People often think Nina Simone was just "born" a civil rights icon. She wasn't. She wanted to be the first Black classical pianist. She studied at Juilliard. She applied to the Curtis Institute and was rejected—a rejection she felt was purely about the color of her skin.

That rejection is the ghost that haunts "Four Women." You can hear the classical training in the precision of the piano, but you can hear the pain of the rejection in the lyrics. She didn't want to be a protest singer; she had to be. She felt it was an artist's responsibility to reflect the times.

Actionable Insights: How to Engage with Nina's Legacy

If you really want to understand the depth of Nina Simone 4 Women, don't just stream it on a "Chill Jazz" playlist. That’s an insult to the work.

  1. Listen to the 1966 original and the 1970 live version back-to-back. You’ll notice how the live performance becomes much more militant and raw as the Civil Rights Movement shifted into Black Power.
  2. Read the lyrics as poetry first. Forget the music for a second. Look at the economy of the words. She says so much in just four lines for each character.
  3. Look into the 16th Street Baptist Church bombing. To understand Peaches’ anger, you have to understand the smoke and the glass and the four little girls—Addie Mae Collins, Cynthia Wesley, Carole Robertson, and Carol Denise McNair—who never got to be women.
  4. Watch the documentary 'What Happened, Miss Simone?' It gives context to her mental health struggles and how her activism cost her her career in the U.S.
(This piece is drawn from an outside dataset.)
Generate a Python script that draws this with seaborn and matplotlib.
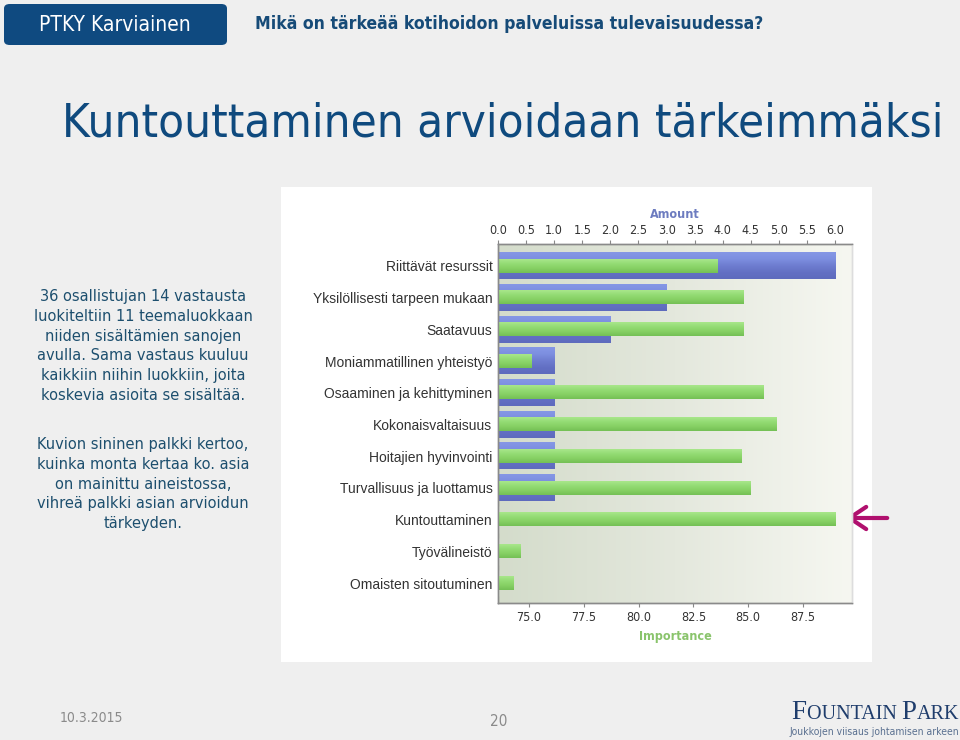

The song is a mirror. If it makes you uncomfortable, good. It was meant to. It asks us to look at the roles we still force people into and the names we call them when they refuse to fit.

Ultimately, Nina Simone didn't just give us a song; she gave us a way to talk about things that are usually whispered. She took the "scab off the terrible sore" and made us look at it. That’s not just entertainment. That’s truth.